Exercise task » Check every line below for the word "this" and copy each one that has it.

Provided records »
-- BEGIN --

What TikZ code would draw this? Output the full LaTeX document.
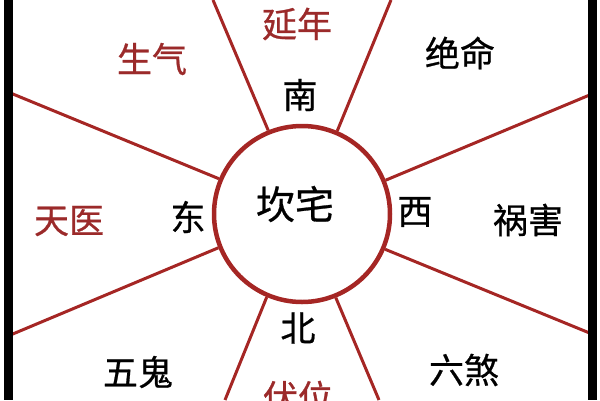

-- END --
-- BEGIN --

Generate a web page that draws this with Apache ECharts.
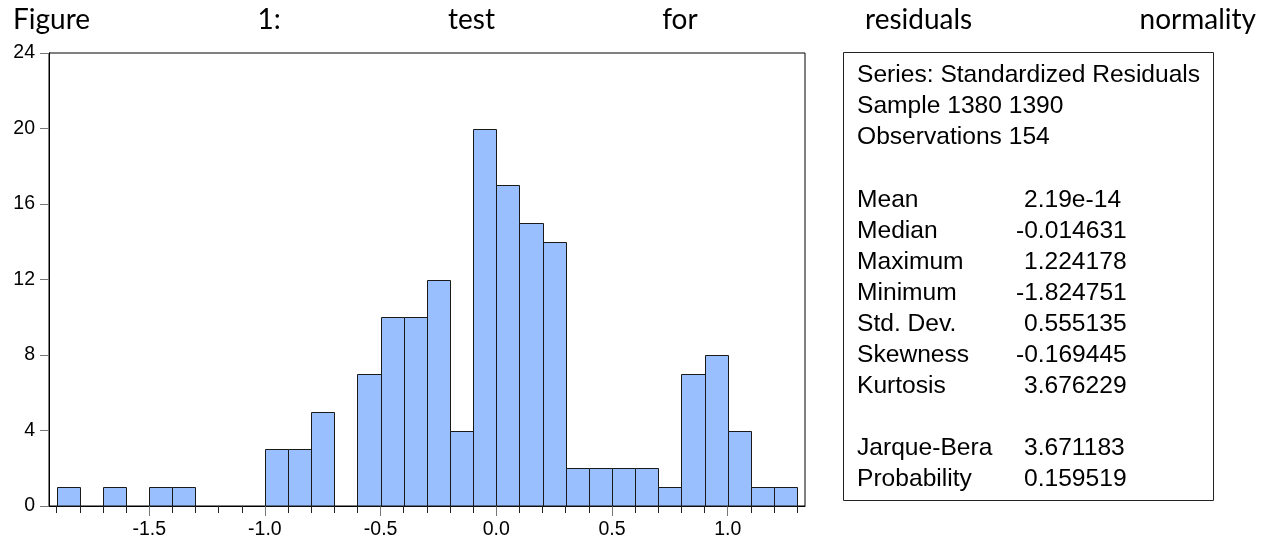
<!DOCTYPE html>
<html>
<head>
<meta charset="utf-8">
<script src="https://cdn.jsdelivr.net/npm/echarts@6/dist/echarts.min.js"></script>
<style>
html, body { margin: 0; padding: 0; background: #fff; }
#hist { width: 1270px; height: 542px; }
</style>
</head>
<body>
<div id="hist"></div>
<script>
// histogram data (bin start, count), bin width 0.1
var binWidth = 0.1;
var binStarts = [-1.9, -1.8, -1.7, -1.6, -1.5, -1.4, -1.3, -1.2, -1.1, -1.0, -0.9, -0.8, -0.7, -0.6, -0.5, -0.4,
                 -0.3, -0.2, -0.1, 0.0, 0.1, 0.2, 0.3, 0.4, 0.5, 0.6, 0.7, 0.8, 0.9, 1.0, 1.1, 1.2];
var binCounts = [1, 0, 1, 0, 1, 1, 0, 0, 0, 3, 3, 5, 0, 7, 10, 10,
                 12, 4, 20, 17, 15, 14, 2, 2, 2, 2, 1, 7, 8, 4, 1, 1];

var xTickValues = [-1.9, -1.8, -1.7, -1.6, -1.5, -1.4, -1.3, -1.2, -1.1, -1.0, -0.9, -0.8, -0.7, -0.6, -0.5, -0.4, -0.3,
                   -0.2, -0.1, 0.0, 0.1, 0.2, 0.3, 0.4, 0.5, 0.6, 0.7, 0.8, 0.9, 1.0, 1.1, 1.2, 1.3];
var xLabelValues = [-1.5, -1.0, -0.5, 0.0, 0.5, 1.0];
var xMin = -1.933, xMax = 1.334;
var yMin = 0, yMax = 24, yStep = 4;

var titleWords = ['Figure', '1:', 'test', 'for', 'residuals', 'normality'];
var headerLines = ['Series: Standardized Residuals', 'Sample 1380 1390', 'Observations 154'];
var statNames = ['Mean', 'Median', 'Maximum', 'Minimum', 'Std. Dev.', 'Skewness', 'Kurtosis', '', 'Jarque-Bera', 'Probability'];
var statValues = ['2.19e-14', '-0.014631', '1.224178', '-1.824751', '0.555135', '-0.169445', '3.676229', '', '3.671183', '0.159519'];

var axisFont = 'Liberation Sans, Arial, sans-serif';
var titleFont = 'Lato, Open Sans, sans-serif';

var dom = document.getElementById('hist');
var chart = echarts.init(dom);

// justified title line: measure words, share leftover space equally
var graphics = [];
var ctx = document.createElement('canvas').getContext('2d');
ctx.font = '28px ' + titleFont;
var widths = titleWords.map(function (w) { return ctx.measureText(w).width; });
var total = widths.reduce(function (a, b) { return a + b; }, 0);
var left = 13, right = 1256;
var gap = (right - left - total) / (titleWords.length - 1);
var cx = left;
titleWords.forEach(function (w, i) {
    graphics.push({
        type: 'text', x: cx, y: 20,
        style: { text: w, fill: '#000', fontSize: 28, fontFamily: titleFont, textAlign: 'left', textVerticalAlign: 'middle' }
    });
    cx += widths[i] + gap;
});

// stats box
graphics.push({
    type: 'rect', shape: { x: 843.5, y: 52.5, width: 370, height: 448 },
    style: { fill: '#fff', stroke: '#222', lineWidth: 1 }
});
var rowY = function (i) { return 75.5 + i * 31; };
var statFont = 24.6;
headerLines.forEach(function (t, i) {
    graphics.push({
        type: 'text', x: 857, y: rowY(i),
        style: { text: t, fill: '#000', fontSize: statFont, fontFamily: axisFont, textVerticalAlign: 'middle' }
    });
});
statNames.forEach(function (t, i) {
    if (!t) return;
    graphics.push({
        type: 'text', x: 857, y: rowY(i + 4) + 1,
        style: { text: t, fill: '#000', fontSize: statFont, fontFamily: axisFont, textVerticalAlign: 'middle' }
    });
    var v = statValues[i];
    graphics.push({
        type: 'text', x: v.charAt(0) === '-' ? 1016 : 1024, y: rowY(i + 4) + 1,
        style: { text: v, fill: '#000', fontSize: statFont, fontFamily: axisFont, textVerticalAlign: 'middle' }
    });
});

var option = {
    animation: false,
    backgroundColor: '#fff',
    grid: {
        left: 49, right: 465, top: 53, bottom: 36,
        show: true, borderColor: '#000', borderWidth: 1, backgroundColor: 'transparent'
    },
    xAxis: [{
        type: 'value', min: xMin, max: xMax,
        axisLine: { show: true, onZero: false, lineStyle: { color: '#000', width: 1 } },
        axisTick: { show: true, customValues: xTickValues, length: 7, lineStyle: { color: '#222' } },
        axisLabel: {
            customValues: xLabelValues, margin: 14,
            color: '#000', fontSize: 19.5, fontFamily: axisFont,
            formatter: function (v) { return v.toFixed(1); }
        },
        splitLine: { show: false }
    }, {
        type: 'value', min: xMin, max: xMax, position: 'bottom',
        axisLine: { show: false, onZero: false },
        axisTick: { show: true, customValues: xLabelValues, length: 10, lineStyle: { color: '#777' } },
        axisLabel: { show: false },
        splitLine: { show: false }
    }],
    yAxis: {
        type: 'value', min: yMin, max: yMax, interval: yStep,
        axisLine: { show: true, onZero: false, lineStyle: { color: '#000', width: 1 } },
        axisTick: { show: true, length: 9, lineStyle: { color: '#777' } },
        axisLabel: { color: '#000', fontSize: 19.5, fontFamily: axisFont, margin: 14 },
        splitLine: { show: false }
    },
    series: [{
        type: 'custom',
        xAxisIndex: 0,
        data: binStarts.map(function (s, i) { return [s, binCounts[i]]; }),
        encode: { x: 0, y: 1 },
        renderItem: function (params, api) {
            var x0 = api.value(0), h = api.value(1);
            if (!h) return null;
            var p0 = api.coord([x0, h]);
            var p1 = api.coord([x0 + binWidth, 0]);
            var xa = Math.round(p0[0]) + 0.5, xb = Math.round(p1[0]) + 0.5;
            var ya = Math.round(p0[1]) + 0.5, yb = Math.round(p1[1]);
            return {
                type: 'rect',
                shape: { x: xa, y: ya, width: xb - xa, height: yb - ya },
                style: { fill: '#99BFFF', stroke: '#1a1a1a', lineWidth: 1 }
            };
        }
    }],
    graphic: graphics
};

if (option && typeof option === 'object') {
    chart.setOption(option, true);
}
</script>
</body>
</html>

-- END --

Task output »
What TikZ code would draw this? Output the full LaTeX document.
Generate a web page that draws this with Apache ECharts.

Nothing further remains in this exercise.